• Set exercise: Copy everything from the line with "Output the Python" down to the line with "perc_y = [0.33, 0.59]", inclusive of both, exactly as written; leave out all pictures.

***

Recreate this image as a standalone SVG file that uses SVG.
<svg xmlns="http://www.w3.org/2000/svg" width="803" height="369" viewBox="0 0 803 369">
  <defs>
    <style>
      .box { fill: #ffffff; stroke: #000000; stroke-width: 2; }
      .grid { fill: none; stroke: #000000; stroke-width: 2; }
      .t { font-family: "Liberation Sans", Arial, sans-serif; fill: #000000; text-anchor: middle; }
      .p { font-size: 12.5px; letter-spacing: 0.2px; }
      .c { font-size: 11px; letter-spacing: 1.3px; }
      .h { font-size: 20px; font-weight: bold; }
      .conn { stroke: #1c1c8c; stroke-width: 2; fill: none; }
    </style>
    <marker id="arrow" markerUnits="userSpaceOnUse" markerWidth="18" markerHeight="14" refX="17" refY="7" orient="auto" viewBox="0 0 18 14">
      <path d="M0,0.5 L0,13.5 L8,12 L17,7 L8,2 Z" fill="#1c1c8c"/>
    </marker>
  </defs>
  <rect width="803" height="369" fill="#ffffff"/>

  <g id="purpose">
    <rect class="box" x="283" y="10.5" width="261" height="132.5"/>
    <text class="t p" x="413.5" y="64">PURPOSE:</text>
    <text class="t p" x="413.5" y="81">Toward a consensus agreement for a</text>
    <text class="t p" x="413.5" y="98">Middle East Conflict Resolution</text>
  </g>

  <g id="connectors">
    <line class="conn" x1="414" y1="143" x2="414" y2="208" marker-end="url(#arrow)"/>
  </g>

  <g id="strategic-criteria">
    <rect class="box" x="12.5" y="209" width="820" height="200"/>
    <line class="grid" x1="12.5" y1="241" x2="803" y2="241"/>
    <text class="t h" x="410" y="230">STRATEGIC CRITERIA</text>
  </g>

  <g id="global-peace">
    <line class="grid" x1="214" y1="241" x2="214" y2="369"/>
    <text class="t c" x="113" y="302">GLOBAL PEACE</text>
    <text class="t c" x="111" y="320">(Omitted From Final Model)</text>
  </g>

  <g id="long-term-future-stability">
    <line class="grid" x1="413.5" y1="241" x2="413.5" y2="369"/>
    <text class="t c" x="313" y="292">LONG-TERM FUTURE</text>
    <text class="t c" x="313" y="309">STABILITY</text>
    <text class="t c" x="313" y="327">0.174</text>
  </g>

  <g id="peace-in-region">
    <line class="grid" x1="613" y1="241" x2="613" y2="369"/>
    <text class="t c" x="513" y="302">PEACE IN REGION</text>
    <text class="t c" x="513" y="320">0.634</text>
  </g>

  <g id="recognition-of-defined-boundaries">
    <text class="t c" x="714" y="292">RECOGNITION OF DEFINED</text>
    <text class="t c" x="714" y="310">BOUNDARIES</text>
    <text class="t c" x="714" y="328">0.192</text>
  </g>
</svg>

***

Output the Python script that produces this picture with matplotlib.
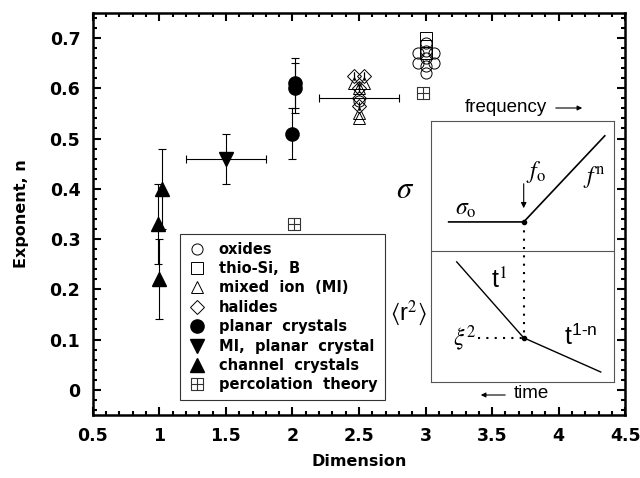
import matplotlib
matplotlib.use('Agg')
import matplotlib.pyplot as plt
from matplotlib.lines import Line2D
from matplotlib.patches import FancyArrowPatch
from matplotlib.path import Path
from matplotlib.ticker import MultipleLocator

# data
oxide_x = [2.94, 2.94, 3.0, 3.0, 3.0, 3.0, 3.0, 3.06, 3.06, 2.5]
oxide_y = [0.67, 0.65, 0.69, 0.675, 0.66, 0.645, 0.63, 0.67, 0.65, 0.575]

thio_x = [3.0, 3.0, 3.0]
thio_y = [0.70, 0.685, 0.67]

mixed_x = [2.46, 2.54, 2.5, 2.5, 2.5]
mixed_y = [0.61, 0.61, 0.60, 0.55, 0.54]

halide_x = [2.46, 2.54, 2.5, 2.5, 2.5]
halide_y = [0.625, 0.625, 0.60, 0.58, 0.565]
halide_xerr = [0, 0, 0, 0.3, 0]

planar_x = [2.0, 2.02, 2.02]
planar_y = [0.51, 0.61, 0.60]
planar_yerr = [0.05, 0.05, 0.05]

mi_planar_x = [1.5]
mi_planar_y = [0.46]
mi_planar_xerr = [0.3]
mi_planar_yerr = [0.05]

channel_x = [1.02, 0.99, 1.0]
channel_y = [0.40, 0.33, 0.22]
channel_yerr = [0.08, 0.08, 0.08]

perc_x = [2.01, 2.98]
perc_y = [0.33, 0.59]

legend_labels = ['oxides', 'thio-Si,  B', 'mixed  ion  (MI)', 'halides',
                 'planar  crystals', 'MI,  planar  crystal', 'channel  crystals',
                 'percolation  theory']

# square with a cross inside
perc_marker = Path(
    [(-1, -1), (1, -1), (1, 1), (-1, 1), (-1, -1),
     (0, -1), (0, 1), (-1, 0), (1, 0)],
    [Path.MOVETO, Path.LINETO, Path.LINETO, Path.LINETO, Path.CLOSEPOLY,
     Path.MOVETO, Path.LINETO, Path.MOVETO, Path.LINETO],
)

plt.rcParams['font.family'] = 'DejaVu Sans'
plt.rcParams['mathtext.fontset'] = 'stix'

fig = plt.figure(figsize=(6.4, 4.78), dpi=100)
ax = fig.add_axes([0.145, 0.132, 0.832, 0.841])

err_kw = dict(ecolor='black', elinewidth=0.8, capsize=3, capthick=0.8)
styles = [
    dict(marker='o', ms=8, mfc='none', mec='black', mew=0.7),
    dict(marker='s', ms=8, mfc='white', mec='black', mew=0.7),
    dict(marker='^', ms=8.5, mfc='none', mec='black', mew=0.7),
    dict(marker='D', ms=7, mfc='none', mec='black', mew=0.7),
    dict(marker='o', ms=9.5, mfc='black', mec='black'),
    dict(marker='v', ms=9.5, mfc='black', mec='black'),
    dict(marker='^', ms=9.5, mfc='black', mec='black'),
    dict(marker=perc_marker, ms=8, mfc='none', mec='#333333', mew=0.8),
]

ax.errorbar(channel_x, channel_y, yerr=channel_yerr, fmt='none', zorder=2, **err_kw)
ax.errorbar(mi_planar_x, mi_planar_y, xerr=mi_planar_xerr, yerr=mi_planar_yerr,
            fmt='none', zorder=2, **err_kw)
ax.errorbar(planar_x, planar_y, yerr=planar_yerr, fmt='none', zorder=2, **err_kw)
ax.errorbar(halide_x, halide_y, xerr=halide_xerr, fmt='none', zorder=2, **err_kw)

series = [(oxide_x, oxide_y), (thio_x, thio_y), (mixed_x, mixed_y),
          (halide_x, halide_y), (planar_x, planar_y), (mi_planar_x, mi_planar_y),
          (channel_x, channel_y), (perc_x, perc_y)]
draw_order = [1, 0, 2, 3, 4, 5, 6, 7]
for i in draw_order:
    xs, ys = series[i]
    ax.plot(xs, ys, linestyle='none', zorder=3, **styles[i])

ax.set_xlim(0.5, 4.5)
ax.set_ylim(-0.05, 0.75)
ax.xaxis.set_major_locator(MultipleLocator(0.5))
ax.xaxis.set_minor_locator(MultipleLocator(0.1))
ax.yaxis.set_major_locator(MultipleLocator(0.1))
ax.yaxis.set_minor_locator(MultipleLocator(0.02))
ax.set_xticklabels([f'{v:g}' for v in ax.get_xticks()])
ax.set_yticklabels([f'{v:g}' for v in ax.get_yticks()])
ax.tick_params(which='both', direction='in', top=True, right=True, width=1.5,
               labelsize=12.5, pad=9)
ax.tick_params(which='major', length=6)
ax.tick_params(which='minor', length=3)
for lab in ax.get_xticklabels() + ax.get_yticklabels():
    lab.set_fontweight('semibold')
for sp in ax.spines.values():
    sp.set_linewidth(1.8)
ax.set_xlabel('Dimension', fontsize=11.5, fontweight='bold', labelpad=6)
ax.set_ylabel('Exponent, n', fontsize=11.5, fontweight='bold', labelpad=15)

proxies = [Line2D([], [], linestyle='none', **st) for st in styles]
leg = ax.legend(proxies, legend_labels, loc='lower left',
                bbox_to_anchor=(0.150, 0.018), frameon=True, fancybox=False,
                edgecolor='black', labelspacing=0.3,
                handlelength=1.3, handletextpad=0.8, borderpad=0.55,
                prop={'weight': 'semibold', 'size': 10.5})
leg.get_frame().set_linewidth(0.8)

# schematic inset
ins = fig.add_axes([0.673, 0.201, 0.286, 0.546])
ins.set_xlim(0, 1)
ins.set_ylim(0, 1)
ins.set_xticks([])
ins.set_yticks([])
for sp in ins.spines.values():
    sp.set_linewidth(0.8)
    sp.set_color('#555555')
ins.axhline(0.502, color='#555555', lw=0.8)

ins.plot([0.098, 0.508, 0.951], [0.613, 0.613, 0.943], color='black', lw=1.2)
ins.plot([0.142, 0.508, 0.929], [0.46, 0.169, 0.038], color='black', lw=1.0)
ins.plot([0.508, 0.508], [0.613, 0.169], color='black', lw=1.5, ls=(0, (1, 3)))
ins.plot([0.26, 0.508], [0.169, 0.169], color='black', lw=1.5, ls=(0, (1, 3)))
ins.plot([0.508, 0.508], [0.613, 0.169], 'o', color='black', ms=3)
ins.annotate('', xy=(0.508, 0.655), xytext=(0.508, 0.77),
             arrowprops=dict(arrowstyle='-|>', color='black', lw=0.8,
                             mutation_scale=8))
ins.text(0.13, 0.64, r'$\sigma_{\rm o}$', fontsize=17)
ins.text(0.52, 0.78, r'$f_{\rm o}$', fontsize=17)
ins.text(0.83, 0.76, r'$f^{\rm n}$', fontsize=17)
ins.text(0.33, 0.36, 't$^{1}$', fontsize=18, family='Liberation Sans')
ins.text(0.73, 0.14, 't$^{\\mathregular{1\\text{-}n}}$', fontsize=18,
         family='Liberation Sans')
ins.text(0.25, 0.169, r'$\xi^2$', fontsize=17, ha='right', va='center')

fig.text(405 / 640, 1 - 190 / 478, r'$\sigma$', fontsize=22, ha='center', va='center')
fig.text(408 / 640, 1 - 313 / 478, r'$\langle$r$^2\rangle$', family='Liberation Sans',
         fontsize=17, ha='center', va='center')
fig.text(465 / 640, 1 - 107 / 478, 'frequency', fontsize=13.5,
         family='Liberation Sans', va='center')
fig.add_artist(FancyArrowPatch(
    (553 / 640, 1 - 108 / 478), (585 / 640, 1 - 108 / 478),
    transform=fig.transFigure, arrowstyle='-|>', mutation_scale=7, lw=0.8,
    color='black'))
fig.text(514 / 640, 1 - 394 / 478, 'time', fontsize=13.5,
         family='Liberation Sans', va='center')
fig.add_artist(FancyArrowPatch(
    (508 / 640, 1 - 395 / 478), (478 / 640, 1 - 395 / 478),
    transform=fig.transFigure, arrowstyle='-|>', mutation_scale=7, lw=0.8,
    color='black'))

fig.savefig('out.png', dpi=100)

***

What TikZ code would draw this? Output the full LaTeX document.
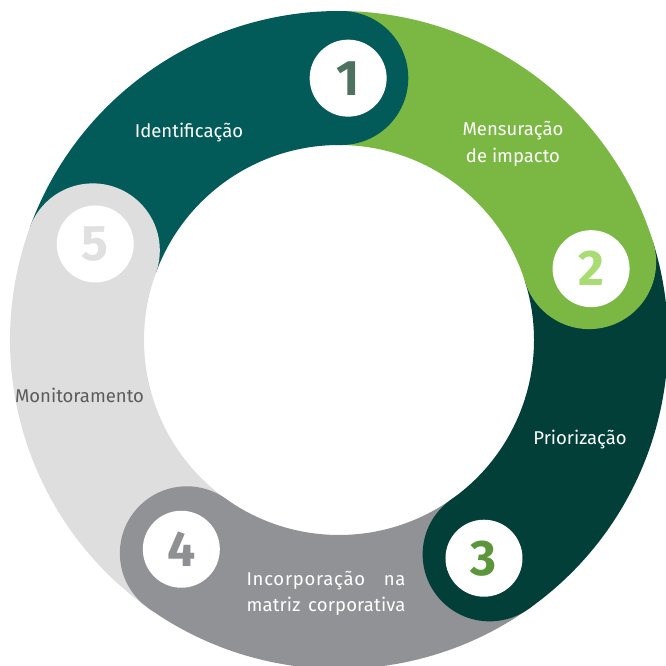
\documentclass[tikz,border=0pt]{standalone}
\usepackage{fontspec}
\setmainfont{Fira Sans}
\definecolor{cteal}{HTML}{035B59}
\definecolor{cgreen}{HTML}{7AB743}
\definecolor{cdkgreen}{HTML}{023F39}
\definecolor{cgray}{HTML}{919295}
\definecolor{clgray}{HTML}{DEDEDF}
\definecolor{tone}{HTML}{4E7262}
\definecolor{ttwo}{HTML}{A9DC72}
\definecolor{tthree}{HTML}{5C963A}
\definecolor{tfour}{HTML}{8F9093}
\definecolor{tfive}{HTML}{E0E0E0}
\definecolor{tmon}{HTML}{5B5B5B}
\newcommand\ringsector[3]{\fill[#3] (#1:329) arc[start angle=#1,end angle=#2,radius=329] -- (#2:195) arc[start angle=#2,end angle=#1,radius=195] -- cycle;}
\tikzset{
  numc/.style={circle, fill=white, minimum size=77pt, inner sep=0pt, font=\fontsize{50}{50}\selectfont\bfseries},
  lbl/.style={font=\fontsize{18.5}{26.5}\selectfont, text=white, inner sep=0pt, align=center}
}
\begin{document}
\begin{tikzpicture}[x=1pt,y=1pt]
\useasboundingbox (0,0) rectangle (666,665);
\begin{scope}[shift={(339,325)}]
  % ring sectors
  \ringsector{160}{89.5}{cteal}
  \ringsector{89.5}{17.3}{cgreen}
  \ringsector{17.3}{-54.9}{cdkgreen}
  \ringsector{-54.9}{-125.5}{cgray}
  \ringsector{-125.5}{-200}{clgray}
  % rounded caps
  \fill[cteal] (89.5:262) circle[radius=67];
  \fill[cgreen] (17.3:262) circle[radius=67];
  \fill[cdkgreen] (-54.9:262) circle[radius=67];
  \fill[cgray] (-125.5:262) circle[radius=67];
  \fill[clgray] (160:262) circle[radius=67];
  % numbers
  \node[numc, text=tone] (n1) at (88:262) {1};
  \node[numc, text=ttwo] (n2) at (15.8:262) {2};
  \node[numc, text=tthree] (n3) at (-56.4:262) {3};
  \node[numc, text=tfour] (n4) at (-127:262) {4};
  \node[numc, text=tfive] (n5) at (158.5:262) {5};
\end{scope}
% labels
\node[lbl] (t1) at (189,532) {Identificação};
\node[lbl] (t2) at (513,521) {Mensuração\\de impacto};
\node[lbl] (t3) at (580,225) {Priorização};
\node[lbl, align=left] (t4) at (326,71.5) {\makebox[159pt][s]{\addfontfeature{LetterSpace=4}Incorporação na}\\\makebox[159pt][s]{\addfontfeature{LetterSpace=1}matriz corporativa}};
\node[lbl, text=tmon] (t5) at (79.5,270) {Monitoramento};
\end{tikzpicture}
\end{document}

***

• Task solution:
Output the Python script that produces this picture with matplotlib.
import matplotlib
matplotlib.use('Agg')
import matplotlib.pyplot as plt
from matplotlib.lines import Line2D
from matplotlib.patches import FancyArrowPatch
from matplotlib.path import Path
from matplotlib.ticker import MultipleLocator

# data
oxide_x = [2.94, 2.94, 3.0, 3.0, 3.0, 3.0, 3.0, 3.06, 3.06, 2.5]
oxide_y = [0.67, 0.65, 0.69, 0.675, 0.66, 0.645, 0.63, 0.67, 0.65, 0.575]

thio_x = [3.0, 3.0, 3.0]
thio_y = [0.70, 0.685, 0.67]

mixed_x = [2.46, 2.54, 2.5, 2.5, 2.5]
mixed_y = [0.61, 0.61, 0.60, 0.55, 0.54]

halide_x = [2.46, 2.54, 2.5, 2.5, 2.5]
halide_y = [0.625, 0.625, 0.60, 0.58, 0.565]
halide_xerr = [0, 0, 0, 0.3, 0]

planar_x = [2.0, 2.02, 2.02]
planar_y = [0.51, 0.61, 0.60]
planar_yerr = [0.05, 0.05, 0.05]

mi_planar_x = [1.5]
mi_planar_y = [0.46]
mi_planar_xerr = [0.3]
mi_planar_yerr = [0.05]

channel_x = [1.02, 0.99, 1.0]
channel_y = [0.40, 0.33, 0.22]
channel_yerr = [0.08, 0.08, 0.08]

perc_x = [2.01, 2.98]
perc_y = [0.33, 0.59]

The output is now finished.